横浜のギター教室でフレーズのコピーを教えていると、ある段階で表現が課題となります。
例えばクラプトンのCross Roadsを弾いているとしましょう。
最初は指が追いつかなかったりピッキングが詰まったり空振りしたりしますが、フォームを整えていけばだんだん弾けるようになってきます。
ある程度弾けてくると、今度は「どう弾くか」という問題に移行します。
この「どう弾くか」に答えがないのが音楽であり芸術です。
一番手っ取り早いのが、オリジナルに寄せて弾くことです。
それだとお手本もあるし、お手本にどれだけ近づいているかという点で基準もあります。
ただ、音楽の不文律として自分らしい演奏をするべきだという考え方もあります。
そして、この「オリジナルに近い演奏」と「自分らしい演奏」に優劣をつける方法は存在しません。
そのことについてどこまでも考え、試していくのが面白いと感じるか、それとも今すぐ答えを欲するかで芸術に向いているかどうかが分かります。
前者は向いていますが、後者は向いていません。
様々な考え方、取り組み方、練習法に優劣がつかないことに耐えられない人は、たぶん芸術をやめてスポーツをするべきだと思います。
スポーツなら試合やレースで必ず優劣がつきます。
試合で勝てれば、それまでの取り組み方は正しいものだと認定されます。
もちろん環境が変われば通用しなくなることもありますが、それはそれで「通用しない」という答えが出ているということです。
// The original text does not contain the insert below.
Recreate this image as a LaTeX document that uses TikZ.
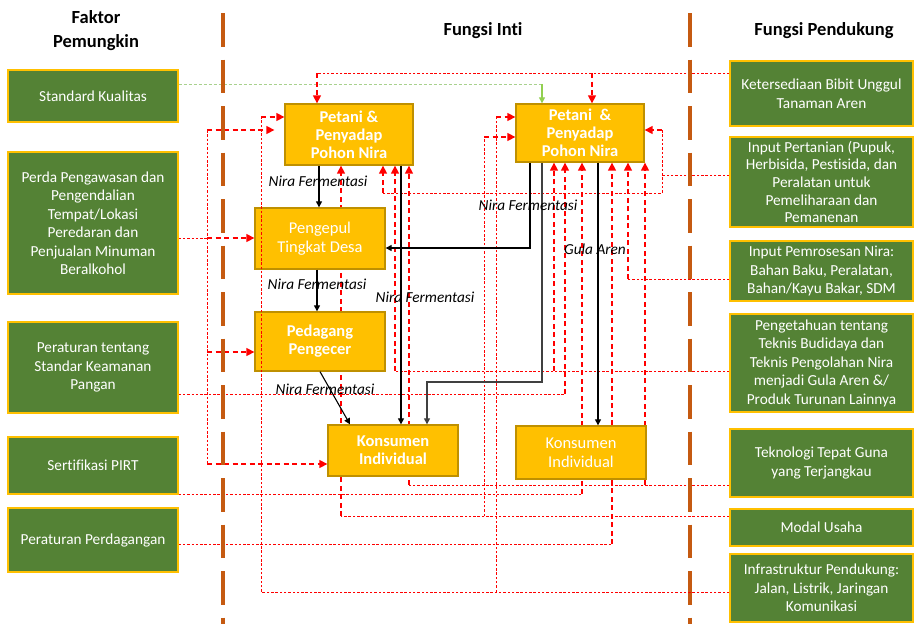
\documentclass[tikz,border=0pt]{standalone}
\usepackage{fontspec}
\setmainfont[Ligatures={NoCommon}]{Carlito}
\usetikzlibrary{arrows.meta}
\definecolor{boxgreen}{HTML}{548235}
\definecolor{goldline}{HTML}{FFC000}
\definecolor{boxyellow}{HTML}{FFC000}
\definecolor{darkgold}{HTML}{BF9000}
\definecolor{divbrown}{HTML}{C55A11}
\definecolor{lightgreen}{HTML}{A9D18E}
\definecolor{arrowgreen}{HTML}{92D050}
\definecolor{linered}{HTML}{FF0000}
\pgfdeclarelayer{bg}
\pgfsetlayers{bg,main}
\tikzset{
 greenbox/.style={draw=goldline, line width=1.3pt, fill=boxgreen, text=white, align=center, inner sep=0pt, font=\fontsize{15.3}{18.5}\selectfont},
 yellowbox/.style={draw=darkgold, line width=1.3pt, fill=boxyellow, text=white, align=center, inner sep=0pt, font=\fontsize{16.5}{19}\selectfont},
 yellowbold/.style={yellowbox, font=\fontsize{16.5}{18}\selectfont\bfseries},
 redthin/.style={draw=linered, line width=0.9pt, dash pattern=on 2.5pt off 1.8pt},
 redthick/.style={draw=linered, line width=1.4pt, dash pattern=on 5pt off 3.5pt, -{Triangle[length=8pt,width=8pt]}},
 flowarrow/.style={draw=black, line width=1.1pt, -{Triangle[length=6pt,width=6pt]}},
 flowtext/.style={font=\fontsize{15.3}{18}\selectfont\itshape, inner sep=0pt},
 header/.style={font=\fontsize{18.5}{24}\selectfont\bfseries, align=center},
 divider/.style={draw=divbrown, line width=4pt, dash pattern=on 33.5pt off 13pt}
}
\begin{document}
\begin{tikzpicture}[x=1pt,y=-1pt]
\useasboundingbox (0,0) rectangle (915,624);
% headers
\node[header] (h1) at (96,31) {Faktor\\Pemungkin};
\node[header] (h2) at (483,31) {Fungsi Inti};
\node[header] (h3) at (824,31) {Fungsi Pendukung};
% dividers
\coordinate (d1a) at (223,13); \coordinate (d1b) at (223,624);
\coordinate (d2a) at (690,13); \coordinate (d2b) at (690,624);
\draw[divider] (d1a) -- (d1b);
\draw[divider] (d2a) -- (d2b);
% left boxes
\node[greenbox, minimum width=170pt, minimum height=52pt] (L1) at (93,96) {Standard Kualitas};
\node[greenbox, minimum width=170pt, minimum height=142pt] (L2) at (93,223) {Perda Pengawasan dan\\Pengendalian\\Tempat/Lokasi\\Peredaran dan\\Penjualan Minuman\\Beralkohol};
\node[greenbox, minimum width=170pt, minimum height=91pt] (L3) at (93,367.5) {Peraturan tentang\\Standar Keamanan\\Pangan};
\node[greenbox, minimum width=170pt, minimum height=57pt] (L4) at (93,465.5) {Sertifikasi PIRT};
\node[greenbox, minimum width=170pt, minimum height=64pt] (L5) at (93,540) {Peraturan Perdagangan};
% right boxes
\node[greenbox, minimum width=183pt, minimum height=65pt] (R1) at (821.5,93.5) {Ketersediaan Bibit Unggul\\Tanaman Aren};
\node[greenbox, minimum width=183pt, minimum height=90pt, font=\fontsize{15.3}{17.6}\selectfont] (R2) at (821.5,182) {Input Pertanian (Pupuk,\\Herbisida, Pestisida, dan\\Peralatan untuk\\Pemeliharaan dan\\Pemanenan};
\node[greenbox, minimum width=183pt, minimum height=60pt] (R3) at (821.5,271) {Input Pemrosesan Nira:\\Bahan Baku, Peralatan,\\Bahan/Kayu Bakar, SDM};
\node[greenbox, minimum width=183pt, minimum height=98pt] (R4) at (821.5,363) {Pengetahuan tentang\\Teknis Budidaya dan\\Teknis Pengolahan Nira\\menjadi Gula Aren \&/\\Produk Turunan Lainnya};
\node[greenbox, minimum width=183pt, minimum height=68pt] (R5) at (821.5,463) {Teknologi Tepat Guna\\yang Terjangkau};
\node[greenbox, minimum width=183pt, minimum height=37pt] (R6) at (821.5,527.5) {Modal Usaha};
\node[greenbox, minimum width=183pt, minimum height=68pt] (R7) at (821.5,588) {Infrastruktur Pendukung:\\Jalan, Listrik, Jaringan\\Komunikasi};
% yellow boxes
\node[yellowbold, minimum width=128pt, minimum height=61pt] (Y1) at (349,134.5) {Petani \&\\Penyadap\\Pohon Nira};
\node[yellowbold, minimum width=128pt, minimum height=58pt] (Y2) at (580,133) {Petani ~\&\\Penyadap\\Pohon Nira};
\node[yellowbox, minimum width=130pt, minimum height=61pt] (Y3) at (320,238.5) {Pengepul\\Tingkat Desa};
\node[yellowbold, minimum width=130pt, minimum height=59pt] (Y4) at (320,341.5) {Pedagang\\Pengecer};
\node[yellowbold, minimum width=130pt, minimum height=51pt] (Y5) at (393,450.5) {Konsumen\\Individual};
\node[yellowbox, minimum width=130pt, minimum height=53pt] (Y6) at (581,452.5) {Konsumen\\Individual};

\begin{pgfonlayer}{bg}
% green standard line
\draw[draw=lightgreen, line width=1pt, dash pattern=on 3pt off 2pt] (L1.east |- 0,84) -- (542,84);
\draw[draw=arrowgreen, line width=1.1pt, -{Triangle[length=6pt,width=6pt]}] (542,84) -- (Y2.north -| 542,0);
% R1
\draw[redthin] (R1.west |- 0,73) -- (317,73);
\draw[redthick] (317,73) -- (Y1.north -| 317,0);
\draw[redthick] (592,73) -- (Y2.north -| 592,0);
% R2
\draw[redthin] (R2.west |- 0,175) -- (662,175);
\draw[redthin] (662,130) -- (662,193) -- (383,193);
\draw[redthick] (662,130) -- (Y2.east |- 0,130);
\draw[redthick] (383,193) -- (Y1.south -| 383,0);
% R3
\draw[redthin] (R3.west |- 0,279) -- (628,279);
\draw[redthick] (628,279) -- (Y2.south -| 628,0);
% R4
\draw[redthin] (R4.west |- 0,371) -- (395,371);
\draw[redthick] (395,371) -- (Y1.south -| 395,0);
\draw[redthick] (554,371) -- (Y2.south -| 554,0);
% R5
\draw[redthin] (R5.west |- 0,485) -- (409,485);
\draw[redthick] (409,485) -- (Y1.south -| 409,0);
\draw[redthick] (645,485) -- (Y2.south -| 645,0);
% R6
\draw[redthin] (R6.west |- 0,516) -- (341,516);
\draw[redthick] (341,516) -- (Y1.south -| 341,0);
\draw[redthin] (484,516) -- (484,137);
\draw[redthick] (484,137) -- (Y2.west |- 0,137);
% R7 (to Y2)
\draw[redthin] (496,592) -- (496,117);
\draw[redthick] (496,117) -- (Y2.west |- 0,117);
% L2
\draw[redthin] (L2.east |- 0,238) -- (207,238);
\draw[redthin] (207,130) -- (207,464);
\draw[redthick, shorten >=10pt] (207,130) -- (Y1.west |- 0,130);
\draw[redthick] (207,238) -- (Y3.west |- 0,238);
\draw[redthick] (207,352) -- (Y4.west |- 0,352);
\draw[redthick] (207,464) -- (Y5.west |- 0,464);
% L3
\draw[redthin] (L3.east |- 0,394) -- (565,394);
\draw[redthick] (565,394) -- (Y2.south -| 565,0);
% L4
\draw[redthin] (L4.east |- 0,494) -- (582,494);
\draw[redthick] (582,494) -- (Y2.south -| 582,0);
% L5
\draw[redthin] (L5.east |- 0,544) -- (612,544);
\draw[redthick] (612,544) -- (Y2.south -| 612,0);
\end{pgfonlayer}

% R7 line to Y1 (drawn over Y3, Y4)
\draw[redthin] (R7.west |- 0,592) -- (261,592) -- (261,117);
\draw[redthick] (261,117) -- (Y1.west |- 0,117);

% black flows
\draw[flowarrow] (Y1.south -| 319,0) -- (Y3.north -| 319,0);
\draw[flowarrow] (Y3.south -| 317,0) -- (Y4.north -| 317,0);
\draw[flowarrow] (Y4.south -| 320,0) -- (Y5.north -| 350,0);
\draw[flowarrow] (Y1.south -| 401,0) -- (Y5.north -| 401,0);
\draw[flowarrow] (Y2.south -| 530,0) |- (Y3.east |- 0,248);
\draw[flowarrow, draw=black!75] (Y2.south -| 542,0) -- (542,382) -| (Y5.north -| 427,0);
\draw[flowarrow] (Y2.south -| 598,0) -- (Y6.north -| 598,0);

% flow labels
\node[flowtext] (t1) at (318,181) {Nira Fermentasi};
\node[flowtext] (t2) at (317,284) {Nira Fermentasi};
\node[flowtext] (t3) at (325,389) {Nira Fermentasi};
\node[flowtext] (t4) at (528,205) {Nira Fermentasi};
\node[flowtext] (t5) at (425,297) {Nira Fermentasi};
\node[flowtext] (t6) at (595,249) {Gula Aren};
\end{tikzpicture}
\end{document}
その単純さ、明快さ(答えがはっきり出るという意味で)に没頭できる人は間違いなくスポーツ向きです。
そういう人は芸術をやるときっと病むのでやめといた方がいいでしょう。
とはいえ、スポーツ的に芸術に取り組む人もいて、その姿勢がその人の芸術として昇華することもあるので、芸術は本当によくわかりません。